As student at Big Foot, Bam said she was impressed and surprised by the number of people who have offered her help when she’s needed it.
Jan Noehrenberg is a junior from Dallgow, Germany (near Berlin and Potsdam). His hometown is in the former eastern zone of Germany.
Jan said it’s the little differences between Germany and America that catch his attention. For example, German schools do not have drinking fountains.
And, Germany doesn’t have middle schools or high schools, either.
Instead, German education is set up with preschool, primary school (through age 10) followed by secondary school, divided into two sections, the first for grades five through nine, the second for grades 10 through 12.
Secondary school students attend either Hauptschule, Realschule or Gymnasium (the “G” is hard.) Gymnasium is what Americans would consider “college preparatory.” Most German students going on to universities take a test called the Abitur.

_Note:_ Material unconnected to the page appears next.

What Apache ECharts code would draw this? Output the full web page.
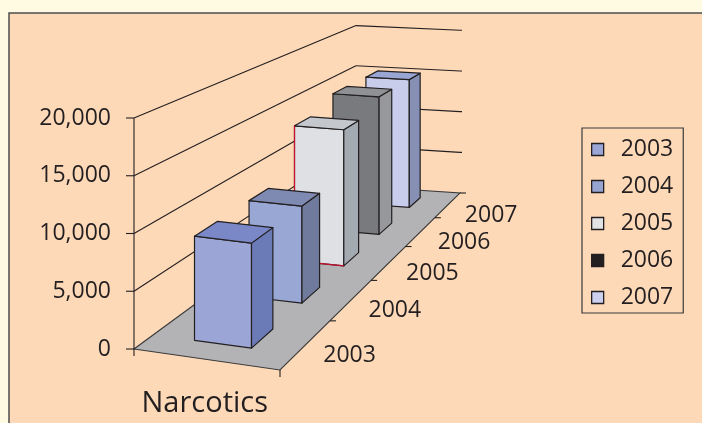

Jan hasn’t taken his Abitur yet.
Giorgia Longagnani, a senior from Italy, said one thing she noted was that Italian communities tend to be less spread out than American cities and villages.
“In Italy, the towns are smaller,” she said. She was surprised to hear that Whitewater has a population of just 14,000, about half that of her hometown.
She said she was also surprised by how much Americans use their cars. Italians use their train systems and public transportation for local travel. For travelling outside town, the average automobiles in Italy are not that big.
She said her family’s car could fit into the back of an American pickup truck.